Use Landmark Games as Reference Points: Refer back to the defensive intensity of the 2017 Grand Final or the controlled chaos of the 2020 flag. These are shared experiences that define your standard.
Common Mistakes to Avoid:
Overcomplicating the Message: If a player has to think, they’re already too slow. Complexity is the enemy of execution.
Copying the Opposition: Do not fundamentally alter your style to mirror theirs. You might adopt a small tactical tweak (e.g., a hard tag), but never abandon your core. Richmond lost when they tried to be pretty, not when they were fierce.
Ignoring the MCG Factor (or Your Home Ground): The vast spaces of the Melbourne Cricket Ground were weaponised by Richmond’s speed.

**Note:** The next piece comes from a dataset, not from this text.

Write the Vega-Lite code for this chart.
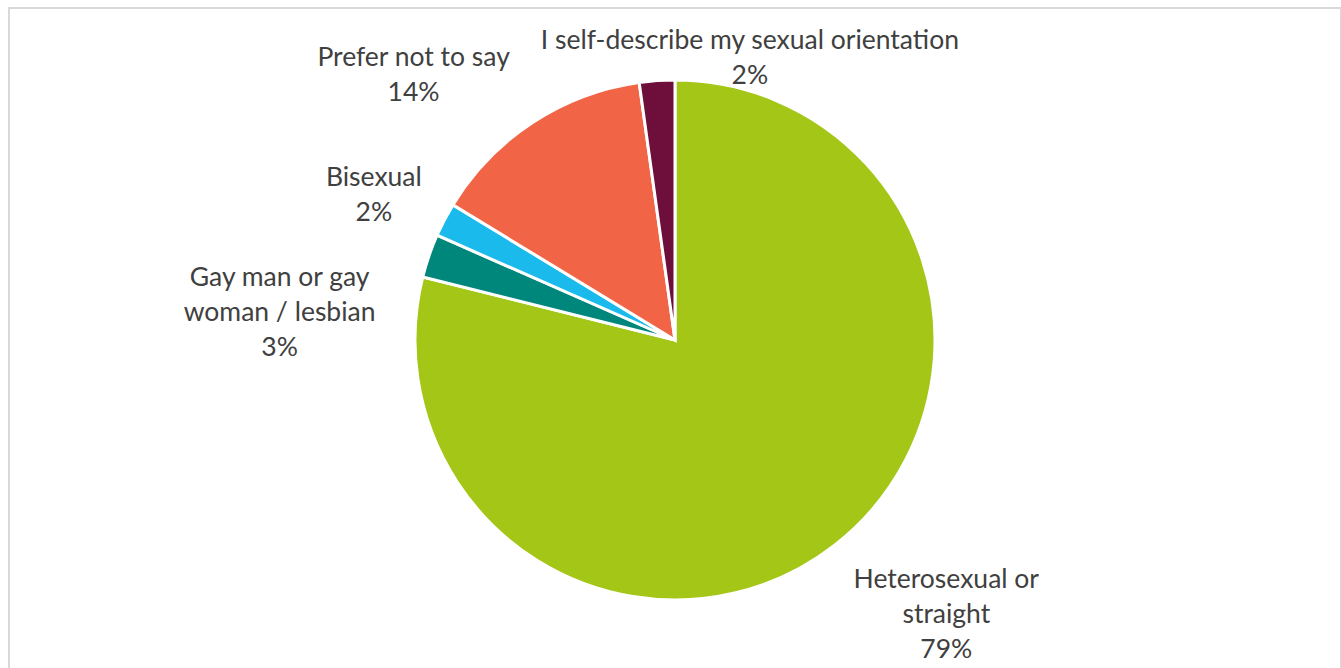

Your plan must account for ground dimensions and conditions.
Neglecting the Psychological: The plan isn’t just tactical. It’s about building belief. Remind the team why their system works, using evidence from their own past successes.
Checklist Summary
Use this bullet list as your quick-reference guide each week to ensure no part of the Richmond-style preparation process is missed.
- Conduct Collaborative Opposition Analysis: Identify 2-3 exploitable systemic tendencies or player dependencies.
- Define the "Win" Scenario: Frame the game through your strengths and set 3-4 measurable Key Performance Indicators (KPIs).
- Establish Match-Ups & Role Clarity: Assign roles based on team defense and brief each player individually, leveraging your leadership group.
- Train the Plan Under Pressure: Use scenario-based drills and opposition simulation to build instinct, emphasising loud communication.
- Simplify & Communicate: Distill the plan into a one-page visual document and ensure final messaging reinforces your core identity and simplicity.
By adhering to this disciplined, focused, and strength-based weekly routine, you embed the habits of a premier team. This was the unglamorous, repeated work that made the moments of Dusty magic, Rance heroics, and Grand Final glory at the 'G possible. It transforms a game plan from a document into a destiny. Now, go prepare.